WHAT THE TASK ASKS ▸ Only one stretch of the data below should be repeated: the lines from the line containing "The picture is" through the line containing "import * as", inclusive, exactly as they are.

DATA EXCERPT ▸
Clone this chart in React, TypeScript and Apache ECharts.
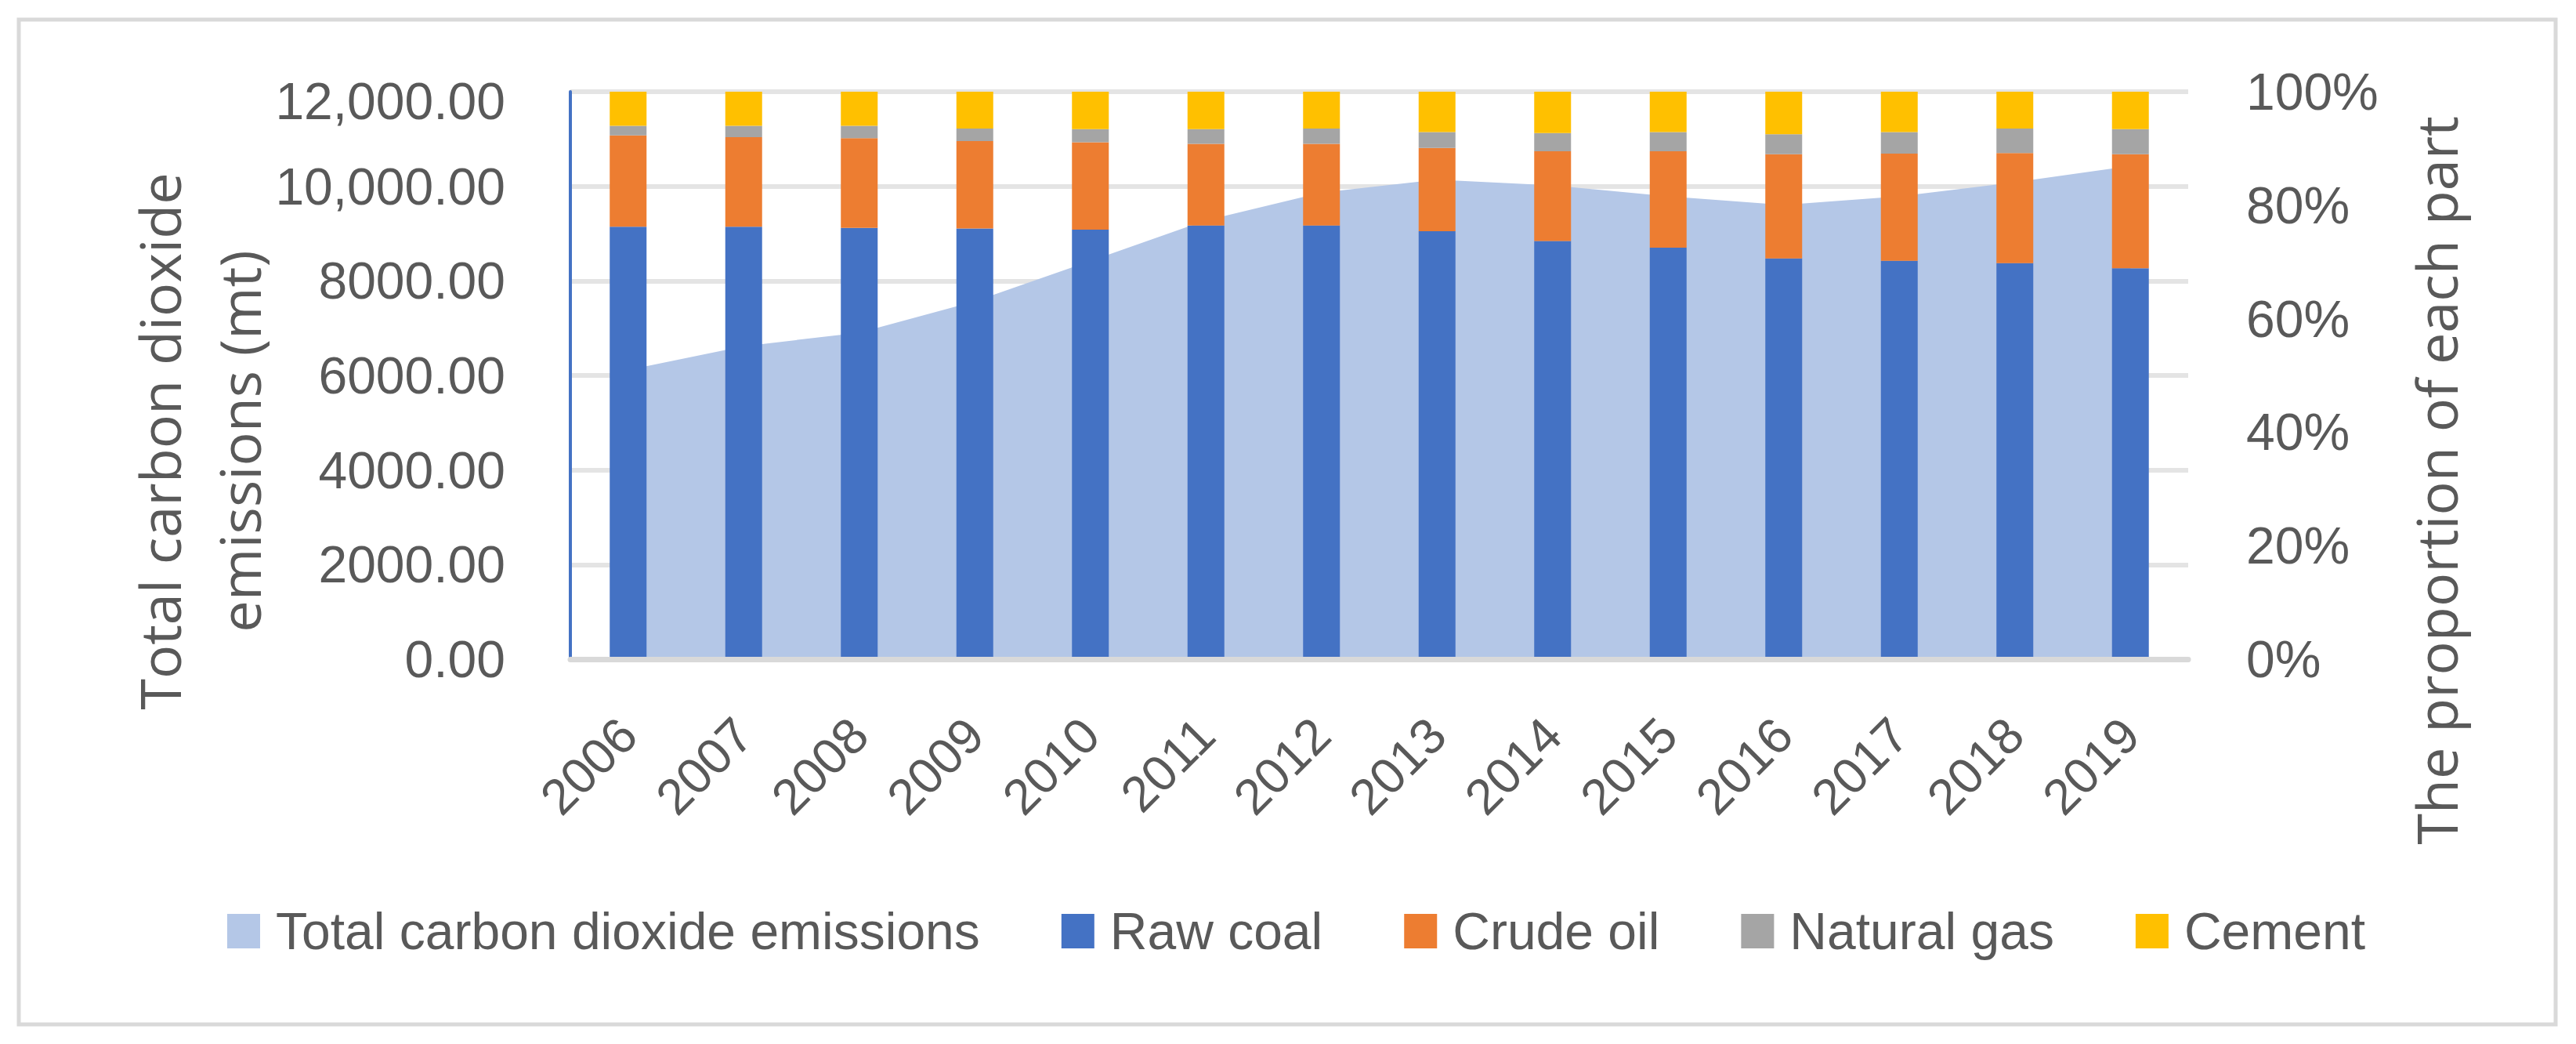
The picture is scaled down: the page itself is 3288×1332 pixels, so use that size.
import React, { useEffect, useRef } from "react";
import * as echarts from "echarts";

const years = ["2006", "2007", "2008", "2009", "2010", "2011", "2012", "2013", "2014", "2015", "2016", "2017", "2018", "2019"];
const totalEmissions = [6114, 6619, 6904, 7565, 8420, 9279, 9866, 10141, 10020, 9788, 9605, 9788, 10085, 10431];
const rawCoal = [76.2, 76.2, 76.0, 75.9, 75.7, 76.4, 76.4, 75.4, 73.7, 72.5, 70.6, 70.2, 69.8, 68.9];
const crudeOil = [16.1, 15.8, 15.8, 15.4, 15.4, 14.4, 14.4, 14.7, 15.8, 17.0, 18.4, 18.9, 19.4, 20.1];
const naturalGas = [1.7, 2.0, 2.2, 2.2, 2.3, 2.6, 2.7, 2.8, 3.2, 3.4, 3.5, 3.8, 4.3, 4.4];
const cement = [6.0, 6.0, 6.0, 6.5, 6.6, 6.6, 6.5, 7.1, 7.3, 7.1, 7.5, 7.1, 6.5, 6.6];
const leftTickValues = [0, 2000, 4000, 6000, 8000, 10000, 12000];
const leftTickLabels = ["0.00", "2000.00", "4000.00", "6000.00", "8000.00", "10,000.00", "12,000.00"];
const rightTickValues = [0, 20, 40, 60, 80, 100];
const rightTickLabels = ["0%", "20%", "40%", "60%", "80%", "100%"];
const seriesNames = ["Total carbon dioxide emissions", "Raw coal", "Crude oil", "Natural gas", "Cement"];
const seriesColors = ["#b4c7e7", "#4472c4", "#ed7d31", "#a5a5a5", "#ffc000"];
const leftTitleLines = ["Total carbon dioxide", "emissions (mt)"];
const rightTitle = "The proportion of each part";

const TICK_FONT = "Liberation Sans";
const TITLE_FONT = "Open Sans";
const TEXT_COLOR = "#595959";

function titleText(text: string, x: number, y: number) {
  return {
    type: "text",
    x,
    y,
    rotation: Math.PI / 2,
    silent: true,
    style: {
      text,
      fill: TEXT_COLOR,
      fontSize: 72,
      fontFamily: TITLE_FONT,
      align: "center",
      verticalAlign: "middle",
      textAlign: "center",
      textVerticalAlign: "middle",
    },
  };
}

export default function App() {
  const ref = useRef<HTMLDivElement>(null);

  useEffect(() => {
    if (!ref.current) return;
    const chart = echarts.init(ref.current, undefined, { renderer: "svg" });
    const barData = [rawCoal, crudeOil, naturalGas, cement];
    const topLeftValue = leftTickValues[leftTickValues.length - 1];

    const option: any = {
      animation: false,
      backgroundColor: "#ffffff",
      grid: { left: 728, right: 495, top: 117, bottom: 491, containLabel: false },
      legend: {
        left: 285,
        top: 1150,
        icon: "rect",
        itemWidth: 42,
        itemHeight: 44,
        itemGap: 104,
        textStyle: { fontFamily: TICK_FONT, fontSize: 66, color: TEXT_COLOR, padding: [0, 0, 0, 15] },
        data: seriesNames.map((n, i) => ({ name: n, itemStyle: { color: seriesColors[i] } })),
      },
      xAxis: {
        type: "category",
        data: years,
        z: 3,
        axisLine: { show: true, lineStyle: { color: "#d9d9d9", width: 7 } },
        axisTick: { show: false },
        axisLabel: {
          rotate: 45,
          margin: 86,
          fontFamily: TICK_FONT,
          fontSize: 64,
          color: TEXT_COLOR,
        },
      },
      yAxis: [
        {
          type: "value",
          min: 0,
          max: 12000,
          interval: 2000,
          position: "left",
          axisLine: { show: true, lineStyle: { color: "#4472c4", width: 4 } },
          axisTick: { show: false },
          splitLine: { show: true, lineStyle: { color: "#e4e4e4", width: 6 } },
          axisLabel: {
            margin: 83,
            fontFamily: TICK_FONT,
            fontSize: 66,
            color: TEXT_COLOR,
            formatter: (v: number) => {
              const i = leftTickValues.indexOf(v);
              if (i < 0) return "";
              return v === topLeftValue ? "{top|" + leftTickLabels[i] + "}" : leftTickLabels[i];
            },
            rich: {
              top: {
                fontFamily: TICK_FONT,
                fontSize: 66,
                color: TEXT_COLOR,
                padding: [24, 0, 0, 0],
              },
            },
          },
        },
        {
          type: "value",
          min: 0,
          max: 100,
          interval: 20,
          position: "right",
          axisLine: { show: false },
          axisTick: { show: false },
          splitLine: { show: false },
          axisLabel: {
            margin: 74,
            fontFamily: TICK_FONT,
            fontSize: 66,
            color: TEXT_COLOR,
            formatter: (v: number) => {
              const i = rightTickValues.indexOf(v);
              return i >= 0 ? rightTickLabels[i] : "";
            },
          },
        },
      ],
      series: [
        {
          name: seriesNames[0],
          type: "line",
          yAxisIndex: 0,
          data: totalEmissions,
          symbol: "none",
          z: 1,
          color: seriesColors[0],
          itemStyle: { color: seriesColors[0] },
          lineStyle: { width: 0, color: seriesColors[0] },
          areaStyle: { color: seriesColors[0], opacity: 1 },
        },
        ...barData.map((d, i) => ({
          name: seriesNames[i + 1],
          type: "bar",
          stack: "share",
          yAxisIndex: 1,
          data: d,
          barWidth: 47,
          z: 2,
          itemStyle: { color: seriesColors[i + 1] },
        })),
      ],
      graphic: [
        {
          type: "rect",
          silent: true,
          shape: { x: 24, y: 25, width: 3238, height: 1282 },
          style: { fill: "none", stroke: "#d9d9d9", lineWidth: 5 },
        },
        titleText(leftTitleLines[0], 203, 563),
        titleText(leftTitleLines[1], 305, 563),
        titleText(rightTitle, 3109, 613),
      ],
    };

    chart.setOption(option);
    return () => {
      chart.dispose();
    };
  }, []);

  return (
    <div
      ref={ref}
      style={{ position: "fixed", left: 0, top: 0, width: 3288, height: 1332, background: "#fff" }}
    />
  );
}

RESULT ▸
The picture is scaled down: the page itself is 3288×1332 pixels, so use that size.
import React, { useEffect, useRef } from "react";
import * as echarts from "echarts";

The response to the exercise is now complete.